Among the legal opinions penned by Judge David Souter between 1983 and this year:

RIGHT TO REMAIN SILENT:

Souter allowed the use of a confession made by a defendant after reasoning that the defendant waived his rights to remain silent and to have counsel by saying he had ``no problem,'' talking with police. Souter agreed with the trial judge that the fact of the defendant's ``prior involvement in the criminal law'' and ``street-wise'' character helped support a conclusion that he had waived his rights ``voluntarily and intelligently.''

WIRETAPPING AND PRIVACY:

A wiretapping case allowed Souter to draw a distinction between electronic impulses intercepted from a suspect's telephones and actual conversation. Three convicted drug dealers argued that a trial judge erred in authorizing devices called ``pen registers'' to be attached to the telephone of one of defendants. The devices detected and recorded numbers dialed by that telephone, leading authorities to the other two suspects.

Souter upheld the convictions, saying that all that had been intercepted were electronic impulses between the defendant's telephone and the phone company - not actual conversations.

CHILD ABUSE AND NUDE PHOTOS:

In a child abuse case, Souter upheld a lower court's admission at trial of photos of the defendant and his wife posing in the nude. The child saw the pictures after being sent by the defendant to get cigarettes from a drawer. Souter ruled them relevant because ``although . . . the photographs depicted adults rather than children like the victim, that fact does not negate the premise that causing a child to see sexual material evinces a sexual interest in the child.''

QUOTING THE DEFENDANT:

Souter tolerated questionable police behavior when ruling that a trial court correctly used police accounts of a defendant's statements even though police failed for 14 months to write down the account.

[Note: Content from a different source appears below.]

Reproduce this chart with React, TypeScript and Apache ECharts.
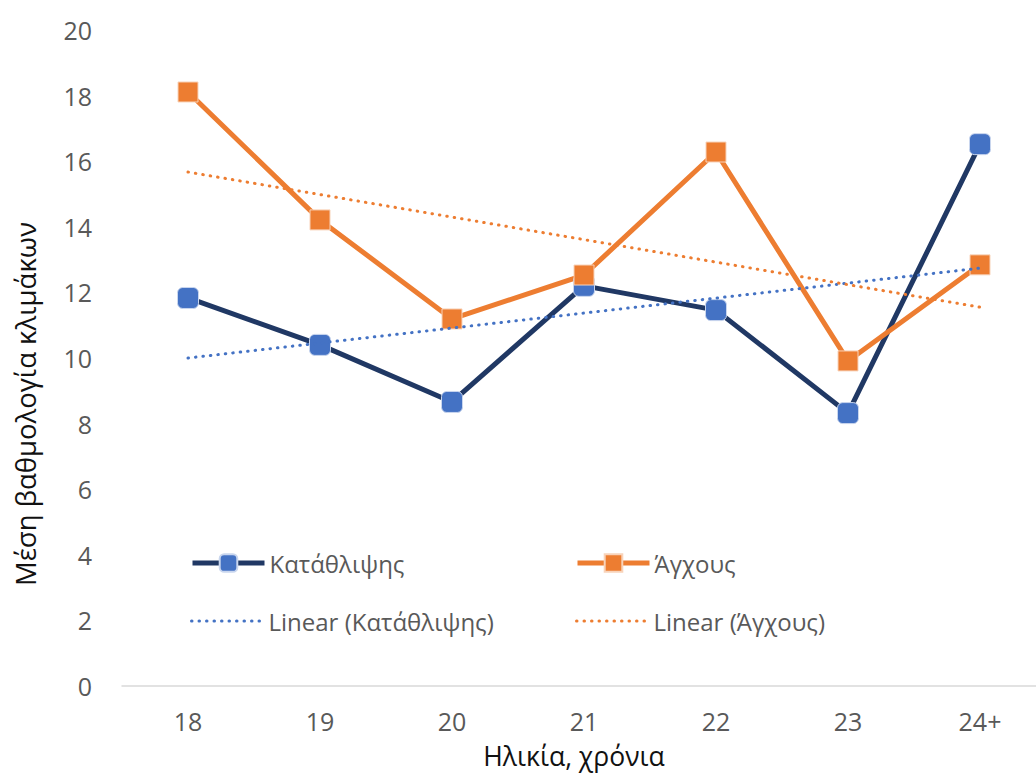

The case involved a man convicted of child abuse who had allegedly asked police officers, ``If I own up to the charges, can you promise me I will not go to jail?'' Even though the police said the account was not necessarily ``verbatim,'' Souter said a jury should hear it.

LIMITS ON DEFENDANT'S RIGHTS:

When a defendant faced a mandatory jail sentence for allegedly violating the state's habitual offender statute for motorists, Souter ruled that there was no constitutional right to be represented by counsel. The state and federal constitutions require the appointment of counsel for defendants charged with crimes punishable by jail sentences, but Souter refused to extend that right to motor vehicle cases even where a jail sentence was possible.

PRECISION OF WORDS:

In a rare decision reversing a criminal conviction, Souter faulted a trial judge for his answer to a jury question. The jury wanted to know if the defendant's refusal to sign an alleged confession meant he denied making the statement. The judge answered no.

Souter found that the jury probably understood the judge's one-word answer to be a resolution of a factual question, when the judge instead meant it as a statement of the law that left the issue open.